Monday, June 12, 2006

Crossing the street, all by yourself and otherwise

Our county boasts -- and boasts about having -- just one stoplight.

It's somewhat common to give directions to travelers by saying something like "It's about half a mile west of the stoplight." This is generally followed by a confused and/or wary pause on the part of the stranger, into which the local giving the directions can drop assurances that the visitor can't possibly get lost using those directions because there's only one stoplight in the county.

This is admittedly splitting hairs a bit, because some of the outlying smaller towns have blinking lights (red for some directions, yellow for others) that look very much like stoplights, but aren't. But, strictly speaking, it's true -- there's only one stoplight, doing that green, yellow, red routine. On top of that it's fun.

Sometimes as they walk away you hear the bemused tourist calling a friend on the phone to report that he's landed in a county -- not just a town, but a whole big county only somewhat smaller than Connecticut -- with only one stoplight. With some of these folks, you'd think they'd decided they'd found something akin to a lost Stone Age tribe or something, the way they react.

That's if they believe you. Some folks refuse to believe there's anywhere left in America where people are still thought capable of sorting themselves out at intersections, I guess. ;)

(Yes. Yes. I know. Some places have much more traffic than we do, and the requirements for traffic control are entirely different. I'm just saying some people can't believe the world can exist without traffic lights all over the place, no matter what the actual conditions. Trust me on this. I've seen folks drop their jaw when told we have only one stoplight. It had not occurred to them that such a thing is possible. Go figure.)

For as long as I can remember there have been plans by city fathers and state-level do-gooders to add more stoplights, and for as long as I can remember the population in general has protested that it is fun - distinctive - a selling point - a badge of honor - to be a county with just one stoplight. This spirited defense of the status quo is to a large extent tongue-in-cheek, you understand -- at least for most people. (Some people can be fanatics about anything, can't they? Even the dubious distinction of having just one traffic light, sorry to say. Sigh.)

The intersection with the stoplight also comes complete with large buttons at about waist level that pedestrians can push to change the light, to hurry things a bit.

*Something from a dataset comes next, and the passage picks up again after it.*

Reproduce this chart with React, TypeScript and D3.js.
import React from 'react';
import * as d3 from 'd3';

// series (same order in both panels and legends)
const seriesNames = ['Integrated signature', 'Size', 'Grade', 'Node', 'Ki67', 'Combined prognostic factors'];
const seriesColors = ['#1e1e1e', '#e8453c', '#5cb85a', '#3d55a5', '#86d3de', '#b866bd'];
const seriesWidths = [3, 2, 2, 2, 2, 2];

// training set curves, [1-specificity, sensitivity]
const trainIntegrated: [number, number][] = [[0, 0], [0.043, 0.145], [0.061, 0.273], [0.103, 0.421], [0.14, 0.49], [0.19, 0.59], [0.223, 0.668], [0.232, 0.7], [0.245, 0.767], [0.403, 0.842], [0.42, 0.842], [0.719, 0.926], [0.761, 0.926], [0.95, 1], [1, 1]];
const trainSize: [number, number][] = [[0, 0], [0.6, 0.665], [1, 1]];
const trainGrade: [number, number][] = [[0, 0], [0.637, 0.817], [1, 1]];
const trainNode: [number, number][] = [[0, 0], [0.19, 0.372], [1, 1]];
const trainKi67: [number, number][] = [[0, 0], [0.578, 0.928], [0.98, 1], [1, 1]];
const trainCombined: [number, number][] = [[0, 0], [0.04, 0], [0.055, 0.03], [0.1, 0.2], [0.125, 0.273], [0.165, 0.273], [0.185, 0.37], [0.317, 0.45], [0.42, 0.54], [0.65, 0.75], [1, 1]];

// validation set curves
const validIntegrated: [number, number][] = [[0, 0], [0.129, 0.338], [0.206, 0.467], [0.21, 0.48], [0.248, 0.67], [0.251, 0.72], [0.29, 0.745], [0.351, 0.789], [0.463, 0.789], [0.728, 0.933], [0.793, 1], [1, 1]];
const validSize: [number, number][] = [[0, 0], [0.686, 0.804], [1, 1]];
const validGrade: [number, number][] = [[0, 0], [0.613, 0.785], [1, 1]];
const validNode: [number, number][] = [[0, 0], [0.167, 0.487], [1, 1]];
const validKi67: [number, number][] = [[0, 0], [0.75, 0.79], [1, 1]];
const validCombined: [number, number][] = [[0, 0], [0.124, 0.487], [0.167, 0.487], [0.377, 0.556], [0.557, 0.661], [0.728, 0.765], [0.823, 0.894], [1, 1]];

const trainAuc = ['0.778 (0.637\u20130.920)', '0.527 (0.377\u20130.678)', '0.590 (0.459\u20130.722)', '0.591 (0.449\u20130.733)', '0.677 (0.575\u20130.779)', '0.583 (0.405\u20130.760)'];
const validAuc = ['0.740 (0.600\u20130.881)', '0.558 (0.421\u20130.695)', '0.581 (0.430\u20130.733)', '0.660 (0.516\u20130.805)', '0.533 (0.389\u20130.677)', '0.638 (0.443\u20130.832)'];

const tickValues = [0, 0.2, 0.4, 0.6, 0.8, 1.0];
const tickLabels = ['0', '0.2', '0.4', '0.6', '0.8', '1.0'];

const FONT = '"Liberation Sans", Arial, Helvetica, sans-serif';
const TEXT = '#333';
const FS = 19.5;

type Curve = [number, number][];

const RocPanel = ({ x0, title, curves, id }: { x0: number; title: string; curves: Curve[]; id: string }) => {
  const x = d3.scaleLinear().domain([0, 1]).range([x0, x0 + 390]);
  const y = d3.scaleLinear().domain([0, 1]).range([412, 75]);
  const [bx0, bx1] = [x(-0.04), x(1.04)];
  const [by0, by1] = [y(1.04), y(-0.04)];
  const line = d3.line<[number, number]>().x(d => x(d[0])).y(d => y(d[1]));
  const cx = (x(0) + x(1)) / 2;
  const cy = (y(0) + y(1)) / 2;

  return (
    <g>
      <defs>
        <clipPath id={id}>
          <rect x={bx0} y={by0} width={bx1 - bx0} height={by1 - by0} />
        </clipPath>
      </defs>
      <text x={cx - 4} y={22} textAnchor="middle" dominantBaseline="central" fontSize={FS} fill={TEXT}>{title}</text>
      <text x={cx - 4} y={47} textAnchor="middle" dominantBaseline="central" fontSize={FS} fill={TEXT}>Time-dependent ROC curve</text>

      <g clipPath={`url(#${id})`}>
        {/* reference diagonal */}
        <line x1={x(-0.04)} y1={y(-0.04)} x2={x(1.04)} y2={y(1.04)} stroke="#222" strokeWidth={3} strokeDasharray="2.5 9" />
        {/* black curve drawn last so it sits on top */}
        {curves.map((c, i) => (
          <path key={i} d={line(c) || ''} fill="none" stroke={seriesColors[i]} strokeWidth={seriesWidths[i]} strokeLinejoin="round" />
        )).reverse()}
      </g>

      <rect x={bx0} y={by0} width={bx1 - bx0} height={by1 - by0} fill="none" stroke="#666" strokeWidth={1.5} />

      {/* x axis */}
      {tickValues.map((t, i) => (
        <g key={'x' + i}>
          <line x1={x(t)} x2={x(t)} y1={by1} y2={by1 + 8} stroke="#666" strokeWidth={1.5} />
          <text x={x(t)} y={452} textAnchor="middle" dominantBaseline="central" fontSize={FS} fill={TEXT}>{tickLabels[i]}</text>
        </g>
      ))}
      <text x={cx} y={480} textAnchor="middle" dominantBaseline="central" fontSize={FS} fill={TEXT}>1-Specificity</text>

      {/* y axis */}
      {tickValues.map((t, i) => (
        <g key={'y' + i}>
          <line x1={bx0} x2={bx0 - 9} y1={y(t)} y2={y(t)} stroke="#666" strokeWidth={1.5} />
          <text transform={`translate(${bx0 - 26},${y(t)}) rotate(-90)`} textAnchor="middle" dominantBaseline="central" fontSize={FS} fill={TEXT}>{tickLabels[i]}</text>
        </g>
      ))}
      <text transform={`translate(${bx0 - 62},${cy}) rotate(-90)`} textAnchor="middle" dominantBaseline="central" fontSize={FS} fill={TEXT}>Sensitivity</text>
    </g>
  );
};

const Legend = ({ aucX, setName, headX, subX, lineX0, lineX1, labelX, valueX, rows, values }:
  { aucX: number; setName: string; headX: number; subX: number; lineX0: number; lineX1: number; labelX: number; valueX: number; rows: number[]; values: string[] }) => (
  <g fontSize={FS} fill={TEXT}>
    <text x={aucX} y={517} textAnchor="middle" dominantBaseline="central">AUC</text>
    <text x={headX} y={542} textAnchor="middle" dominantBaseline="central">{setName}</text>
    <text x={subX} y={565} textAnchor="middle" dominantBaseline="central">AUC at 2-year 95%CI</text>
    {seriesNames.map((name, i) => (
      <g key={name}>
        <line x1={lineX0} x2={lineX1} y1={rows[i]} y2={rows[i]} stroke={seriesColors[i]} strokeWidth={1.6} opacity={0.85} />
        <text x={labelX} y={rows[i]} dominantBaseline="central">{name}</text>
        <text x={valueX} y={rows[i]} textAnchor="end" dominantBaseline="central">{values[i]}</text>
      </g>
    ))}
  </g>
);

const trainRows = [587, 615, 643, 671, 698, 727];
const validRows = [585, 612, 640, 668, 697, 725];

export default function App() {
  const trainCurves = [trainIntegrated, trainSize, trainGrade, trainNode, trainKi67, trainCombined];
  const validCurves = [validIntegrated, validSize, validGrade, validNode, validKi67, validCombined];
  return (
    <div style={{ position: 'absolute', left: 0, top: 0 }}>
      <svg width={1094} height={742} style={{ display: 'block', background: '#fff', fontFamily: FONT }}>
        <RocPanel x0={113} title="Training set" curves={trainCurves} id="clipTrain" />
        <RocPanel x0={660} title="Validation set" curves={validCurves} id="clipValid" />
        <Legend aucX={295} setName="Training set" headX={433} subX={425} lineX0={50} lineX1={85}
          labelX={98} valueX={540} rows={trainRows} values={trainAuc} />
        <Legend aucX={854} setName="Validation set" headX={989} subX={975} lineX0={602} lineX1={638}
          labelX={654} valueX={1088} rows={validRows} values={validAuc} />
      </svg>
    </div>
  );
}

If you sit at the Dairy Queen, which sits at this intersection, you can learn a lot about people, just by watching how they punch those buttons. (Or not punch the buttons. A certain variety of human being apparently takes great satisfaction in ignoring both walk/don't walk signals and the buttons provided to manipulate them. Perhaps it is coincidence, but many of these people don't look like the sort of person you'd like to have living next door or working at the same place as yourself.)

I realize that not everywhere is as 'unsophisticated' as here when it comes to aiding and trying to control pedestrians. Many years ago, when I was in Japan, one of my hostesses and I were walking around and came to a large, very busy, multi-laned intersection. When it was time for pedestrians to cross, music blared at the appropriate corners. My hostess explained that it was to make it easier for blind people to know where to go. That was fine as far as that went, but, as I recall, the music selection was "If a body meet a body, coming through the rye, and a body kiss a body, need a body cry?" Somehow it seemed a teeny bit incongruous. Delightful. But strange.

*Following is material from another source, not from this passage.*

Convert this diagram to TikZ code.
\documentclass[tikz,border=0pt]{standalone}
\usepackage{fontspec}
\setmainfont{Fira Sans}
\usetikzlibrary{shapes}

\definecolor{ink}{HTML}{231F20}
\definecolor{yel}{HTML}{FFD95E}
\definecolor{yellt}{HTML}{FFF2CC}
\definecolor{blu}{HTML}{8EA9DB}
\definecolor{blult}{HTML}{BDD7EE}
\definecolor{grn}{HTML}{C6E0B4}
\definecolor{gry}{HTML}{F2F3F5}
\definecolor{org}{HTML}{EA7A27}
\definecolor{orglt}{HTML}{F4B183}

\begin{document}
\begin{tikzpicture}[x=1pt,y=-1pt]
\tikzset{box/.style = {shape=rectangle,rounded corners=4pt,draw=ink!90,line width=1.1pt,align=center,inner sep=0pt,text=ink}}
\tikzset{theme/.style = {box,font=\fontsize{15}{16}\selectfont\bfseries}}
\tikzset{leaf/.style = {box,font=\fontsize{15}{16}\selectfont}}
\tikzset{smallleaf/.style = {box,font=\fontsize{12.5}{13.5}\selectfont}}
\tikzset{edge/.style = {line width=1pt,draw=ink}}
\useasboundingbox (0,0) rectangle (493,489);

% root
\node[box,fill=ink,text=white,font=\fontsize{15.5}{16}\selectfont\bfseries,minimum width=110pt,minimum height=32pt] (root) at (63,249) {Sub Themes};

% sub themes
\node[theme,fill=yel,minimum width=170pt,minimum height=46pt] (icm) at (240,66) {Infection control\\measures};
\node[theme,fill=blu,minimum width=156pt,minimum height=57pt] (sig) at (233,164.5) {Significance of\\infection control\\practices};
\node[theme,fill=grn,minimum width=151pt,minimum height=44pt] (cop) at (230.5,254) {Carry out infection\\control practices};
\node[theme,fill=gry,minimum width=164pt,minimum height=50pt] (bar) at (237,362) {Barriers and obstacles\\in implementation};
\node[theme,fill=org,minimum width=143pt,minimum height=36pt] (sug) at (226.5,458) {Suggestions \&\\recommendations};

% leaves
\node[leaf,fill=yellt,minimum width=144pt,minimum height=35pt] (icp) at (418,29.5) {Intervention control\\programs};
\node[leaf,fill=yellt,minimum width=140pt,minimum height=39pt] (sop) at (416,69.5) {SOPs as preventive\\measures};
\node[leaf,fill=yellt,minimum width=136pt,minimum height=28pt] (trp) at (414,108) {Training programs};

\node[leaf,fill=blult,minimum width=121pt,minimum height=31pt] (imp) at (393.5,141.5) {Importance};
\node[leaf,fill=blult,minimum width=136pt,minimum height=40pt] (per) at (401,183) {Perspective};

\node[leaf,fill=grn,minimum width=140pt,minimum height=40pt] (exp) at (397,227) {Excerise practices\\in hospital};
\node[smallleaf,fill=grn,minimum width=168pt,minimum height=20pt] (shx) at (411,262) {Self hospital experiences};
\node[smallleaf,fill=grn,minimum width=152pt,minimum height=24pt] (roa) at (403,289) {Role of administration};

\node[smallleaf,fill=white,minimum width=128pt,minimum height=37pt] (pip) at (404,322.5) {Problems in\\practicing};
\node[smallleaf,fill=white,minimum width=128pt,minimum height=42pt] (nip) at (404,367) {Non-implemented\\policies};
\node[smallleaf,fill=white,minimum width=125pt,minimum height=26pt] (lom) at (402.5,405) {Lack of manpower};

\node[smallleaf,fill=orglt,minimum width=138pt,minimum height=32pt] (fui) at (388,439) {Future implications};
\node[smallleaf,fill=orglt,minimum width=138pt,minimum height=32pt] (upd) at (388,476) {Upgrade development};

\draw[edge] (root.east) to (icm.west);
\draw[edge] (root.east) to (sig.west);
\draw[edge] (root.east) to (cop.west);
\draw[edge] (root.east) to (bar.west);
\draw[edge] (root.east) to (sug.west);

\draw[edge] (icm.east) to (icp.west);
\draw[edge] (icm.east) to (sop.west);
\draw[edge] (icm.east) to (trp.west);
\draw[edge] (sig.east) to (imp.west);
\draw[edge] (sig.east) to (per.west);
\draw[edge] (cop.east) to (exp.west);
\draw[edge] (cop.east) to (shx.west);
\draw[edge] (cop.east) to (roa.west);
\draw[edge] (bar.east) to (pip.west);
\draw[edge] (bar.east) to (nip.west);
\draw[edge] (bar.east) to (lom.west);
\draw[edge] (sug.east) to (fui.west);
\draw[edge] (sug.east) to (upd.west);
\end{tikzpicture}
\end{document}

Around here, call us silly, but it's considered good manners to offer a person our arm if she looks like she needs help finding her way from one corner to the other. It's a bit old-fashioned and low tech, but we like it. Blaring music from street corners would just annoy people, I think. It's a quiet town, on the whole.

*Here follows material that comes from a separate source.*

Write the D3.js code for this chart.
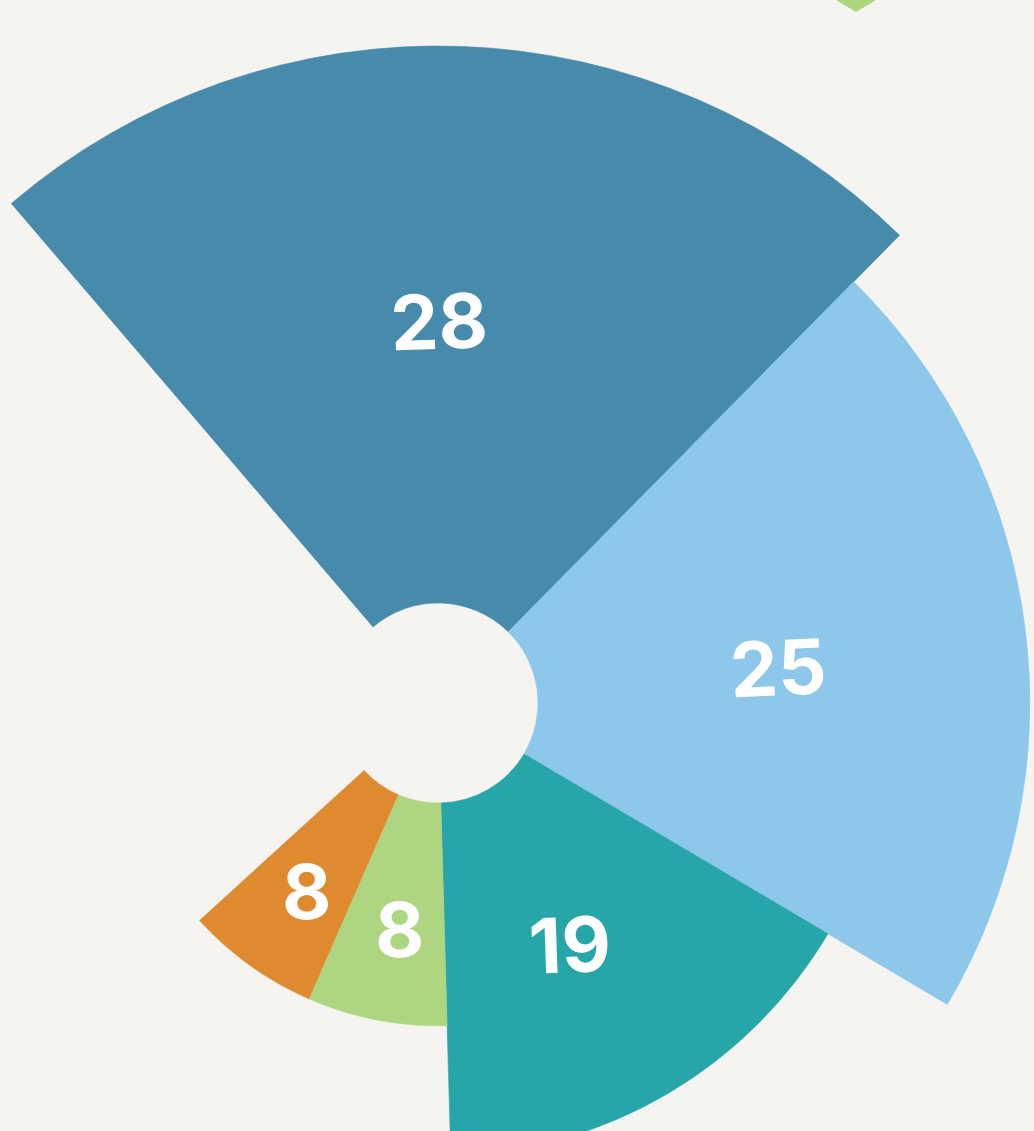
<!DOCTYPE html>
<html><head><meta charset="utf-8">
<script src="https://cdn.jsdelivr.net/npm/d3@7"></script>
<style>
html,body{margin:0;padding:0;background:#F5F4F0;overflow:hidden;}
svg{display:block;}
</style></head>
<body>
<svg id="chart" width="1034" height="1131"></svg>
<script>
// ---- data ----
const categories = ["A", "B", "C", "D", "E"];
const values = [28, 25, 19, 8.3, 7.9];           // angular size (labels rounded)
const radiusValues = [100, 88.3, 63.4, 40, 40];  // radial magnitude
const colors = ["#468BAB", "#8DC7EA", "#26A6A9", "#AED57F", "#E08A2F"];

// label styling (not data)
const labelTilt = [-2, -2.5, -2, 0, 0];
const labelAngleNudge = [-1.9, 1.5, 1.9, -1.4, -0.8];
const labelRadiusNudge = [3, -4, -1, 0, 0];

const W = 1034, H = 1131;
const cx = 438, cy = 703;
const innerR = 100;
const deg = Math.PI / 180;
const startAngle = -40.5 * deg;
const degPerUnit = 3.04;

const svg = d3.select("#chart");
svg.append("rect").attr("width", W).attr("height", H).attr("fill", "#F5F4F0");

const total = d3.sum(values);
const aScale = d3.scaleLinear().domain([0, total]).range([startAngle, startAngle + total * degPerUnit * deg]);
const rScale = d3.scaleLinear().domain([0, 100]).range([innerR, 657]);

let cum = 0;
const slices = values.map((v, i) => {
  const s = { i, v, a0: aScale(cum), a1: aScale(cum + v), r: rScale(radiusValues[i]) };
  cum += v;
  return s;
});

const g = svg.append("g").attr("transform", `translate(${cx},${cy})`);
const arc = d3.arc().innerRadius(innerR).outerRadius(d => d.r).startAngle(d => d.a0).endAngle(d => d.a1);

g.selectAll("path.slice").data(slices).join("path")
  .attr("class", "slice")
  .attr("d", arc)
  .attr("fill", d => colors[d.i])
  .attr("stroke", d => colors[d.i])
  .attr("stroke-width", 0.6);

g.selectAll("text.lbl").data(slices).join("text")
  .attr("class", "lbl")
  .attr("transform", d => {
    const mid = (d.a0 + d.a1) / 2 + labelAngleNudge[d.i] * deg;
    const lr = Math.max((innerR + d.r) / 2, 230) + labelRadiusNudge[d.i];
    const x = Math.sin(mid) * lr, y = -Math.cos(mid) * lr;
    return `translate(${x},${y}) rotate(${labelTilt[d.i]})`;
  })
  .attr("text-anchor", "middle")
  .attr("dy", "0.36em")
  .attr("fill", "#ffffff")
  .attr("font-family", "Inter, 'Noto Sans', sans-serif")
  .attr("font-weight", 700)
  .attr("font-size", 76)
  .text(d => Math.round(d.v));

// partially visible legend marker (top)
svg.append("path")
  .attr("d", "M836,0 L856,-12 L876,0 L856,12 Z")
  .attr("fill", colors[3]);
</script>
</body></html>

Then there's England, which apparently takes directing pedestrian/vehicle inter-mixing quite seriously. Katherine at K's Cafe has a primer on zebras, pelicans, puffins and toucans -- not the animals, but the various kinds of pedestrian crossings by the same name.

So, if I came to your town, what would I find?

Update: Thanks to Barb's comment, I have now been introduced to the term Jughandle. I've driven on them before, but had no idea they were called that.


Barb, sfo said...

My town is bisected by a state highway. So here, you would find JUGHANDLES. Ick. I figure I waste about 5 minutes a day, during the school year, in jughandles and next year with the kids in 2 different schools it will triple.

Kathryn Judson said...

Barb, Actually, my town is intersected by two state highways, which double as our main streets. The stoplight stands guard over where they intersect. But, of course, this is the middle of Oregon we're talking about: mountains, forests, farms - and towns that are considered big if they have almost two thousand people in them. :)

Barb, sfo said...

I live in the polar opposite place from yours--New Jersey! Not only does my highway have jughandles, it has "Jersey Barriers" which are those 2 1/2-foot-tall "walls" built to separate the opposing directions of highways. SO scenic & beautiful, you know.